▸ Exercise prompt
Can you print the data exactly and leave out each image?

★ ★ ★ ★ ★ ★ ★

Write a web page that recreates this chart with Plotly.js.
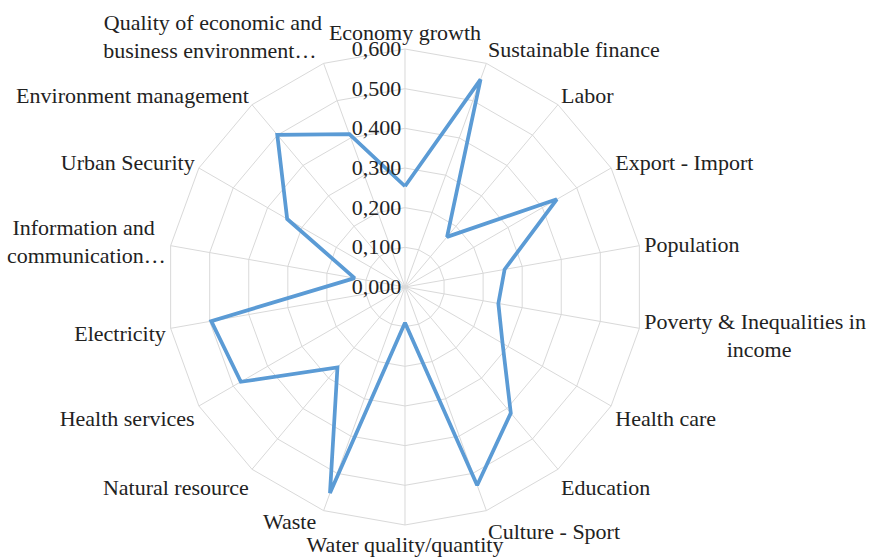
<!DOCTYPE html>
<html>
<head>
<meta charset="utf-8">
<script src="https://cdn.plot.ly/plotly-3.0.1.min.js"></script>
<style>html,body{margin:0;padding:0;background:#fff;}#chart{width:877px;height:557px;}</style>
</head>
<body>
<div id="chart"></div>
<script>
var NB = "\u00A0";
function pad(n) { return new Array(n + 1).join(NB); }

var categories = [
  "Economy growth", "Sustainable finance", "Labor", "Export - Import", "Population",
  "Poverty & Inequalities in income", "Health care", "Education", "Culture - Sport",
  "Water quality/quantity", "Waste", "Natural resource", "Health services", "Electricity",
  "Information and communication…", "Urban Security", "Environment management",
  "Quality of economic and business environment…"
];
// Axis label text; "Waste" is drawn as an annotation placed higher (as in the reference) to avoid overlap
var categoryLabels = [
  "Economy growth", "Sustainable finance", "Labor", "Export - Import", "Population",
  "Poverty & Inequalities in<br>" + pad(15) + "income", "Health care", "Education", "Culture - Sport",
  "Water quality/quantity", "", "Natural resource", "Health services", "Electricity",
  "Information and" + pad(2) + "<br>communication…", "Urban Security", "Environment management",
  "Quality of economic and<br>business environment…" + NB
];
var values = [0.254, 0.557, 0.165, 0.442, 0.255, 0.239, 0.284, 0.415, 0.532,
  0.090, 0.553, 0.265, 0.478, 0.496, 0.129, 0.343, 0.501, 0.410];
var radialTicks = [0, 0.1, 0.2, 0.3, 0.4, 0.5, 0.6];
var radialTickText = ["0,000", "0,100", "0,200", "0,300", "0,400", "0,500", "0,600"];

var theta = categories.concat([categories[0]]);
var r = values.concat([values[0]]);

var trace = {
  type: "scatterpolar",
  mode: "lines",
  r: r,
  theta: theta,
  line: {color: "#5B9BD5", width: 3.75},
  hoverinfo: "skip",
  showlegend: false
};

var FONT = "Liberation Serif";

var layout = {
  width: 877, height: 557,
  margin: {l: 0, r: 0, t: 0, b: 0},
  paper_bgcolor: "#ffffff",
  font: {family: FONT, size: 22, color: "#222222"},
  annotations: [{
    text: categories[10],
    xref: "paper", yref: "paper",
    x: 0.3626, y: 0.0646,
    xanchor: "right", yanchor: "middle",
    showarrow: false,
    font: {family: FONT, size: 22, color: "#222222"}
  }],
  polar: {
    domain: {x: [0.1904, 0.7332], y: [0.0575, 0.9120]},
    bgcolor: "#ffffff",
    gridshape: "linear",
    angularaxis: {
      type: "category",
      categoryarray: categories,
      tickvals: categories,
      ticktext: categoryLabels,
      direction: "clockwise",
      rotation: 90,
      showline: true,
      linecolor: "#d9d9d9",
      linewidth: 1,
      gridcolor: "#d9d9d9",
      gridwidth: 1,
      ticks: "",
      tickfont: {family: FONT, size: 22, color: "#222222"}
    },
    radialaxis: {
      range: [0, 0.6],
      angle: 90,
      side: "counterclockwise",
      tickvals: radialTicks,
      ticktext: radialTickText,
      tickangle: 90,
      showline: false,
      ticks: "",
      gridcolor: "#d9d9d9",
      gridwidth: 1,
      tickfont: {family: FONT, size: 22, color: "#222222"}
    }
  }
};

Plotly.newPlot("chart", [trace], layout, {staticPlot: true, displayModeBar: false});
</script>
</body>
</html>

★ ★ ★ ★ ★ ★ ★

▸ Response for this exercise
Write a web page that recreates this chart with Plotly.js.
<!DOCTYPE html>
<html>
<head>
<meta charset="utf-8">
<script src="https://cdn.plot.ly/plotly-3.0.1.min.js"></script>
<style>html,body{margin:0;padding:0;background:#fff;}#chart{width:877px;height:557px;}</style>
</head>
<body>
<div id="chart"></div>
<script>
var NB = "\u00A0";
function pad(n) { return new Array(n + 1).join(NB); }

var categories = [
  "Economy growth", "Sustainable finance", "Labor", "Export - Import", "Population",
  "Poverty & Inequalities in income", "Health care", "Education", "Culture - Sport",
  "Water quality/quantity", "Waste", "Natural resource", "Health services", "Electricity",
  "Information and communication…", "Urban Security", "Environment management",
  "Quality of economic and business environment…"
];
// Axis label text; "Waste" is drawn as an annotation placed higher (as in the reference) to avoid overlap
var categoryLabels = [
  "Economy growth", "Sustainable finance", "Labor", "Export - Import", "Population",
  "Poverty & Inequalities in<br>" + pad(15) + "income", "Health care", "Education", "Culture - Sport",
  "Water quality/quantity", "", "Natural resource", "Health services", "Electricity",
  "Information and" + pad(2) + "<br>communication…", "Urban Security", "Environment management",
  "Quality of economic and<br>business environment…" + NB
];
var values = [0.254, 0.557, 0.165, 0.442, 0.255, 0.239, 0.284, 0.415, 0.532,
  0.090, 0.553, 0.265, 0.478, 0.496, 0.129, 0.343, 0.501, 0.410];
var radialTicks = [0, 0.1, 0.2, 0.3, 0.4, 0.5, 0.6];
var radialTickText = ["0,000", "0,100", "0,200", "0,300", "0,400", "0,500", "0,600"];

var theta = categories.concat([categories[0]]);
var r = values.concat([values[0]]);

var trace = {
  type: "scatterpolar",
  mode: "lines",
  r: r,
  theta: theta,
  line: {color: "#5B9BD5", width: 3.75},
  hoverinfo: "skip",
  showlegend: false
};

var FONT = "Liberation Serif";

var layout = {
  width: 877, height: 557,
  margin: {l: 0, r: 0, t: 0, b: 0},
  paper_bgcolor: "#ffffff",
  font: {family: FONT, size: 22, color: "#222222"},
  annotations: [{
    text: categories[10],
    xref: "paper", yref: "paper",
    x: 0.3626, y: 0.0646,
    xanchor: "right", yanchor: "middle",
    showarrow: false,
    font: {family: FONT, size: 22, color: "#222222"}
  }],
  polar: {
    domain: {x: [0.1904, 0.7332], y: [0.0575, 0.9120]},
    bgcolor: "#ffffff",
    gridshape: "linear",
    angularaxis: {
      type: "category",
      categoryarray: categories,
      tickvals: categories,
      ticktext: categoryLabels,
      direction: "clockwise",
      rotation: 90,
      showline: true,
      linecolor: "#d9d9d9",
      linewidth: 1,
      gridcolor: "#d9d9d9",
      gridwidth: 1,
      ticks: "",
      tickfont: {family: FONT, size: 22, color: "#222222"}
    },
    radialaxis: {
      range: [0, 0.6],
      angle: 90,
      side: "counterclockwise",
      tickvals: radialTicks,
      ticktext: radialTickText,
      tickangle: 90,
      showline: false,
      ticks: "",
      gridcolor: "#d9d9d9",
      gridwidth: 1,
      tickfont: {family: FONT, size: 22, color: "#222222"}
    }
  }
};

Plotly.newPlot("chart", [trace], layout, {staticPlot: true, displayModeBar: false});
</script>
</body>
</html>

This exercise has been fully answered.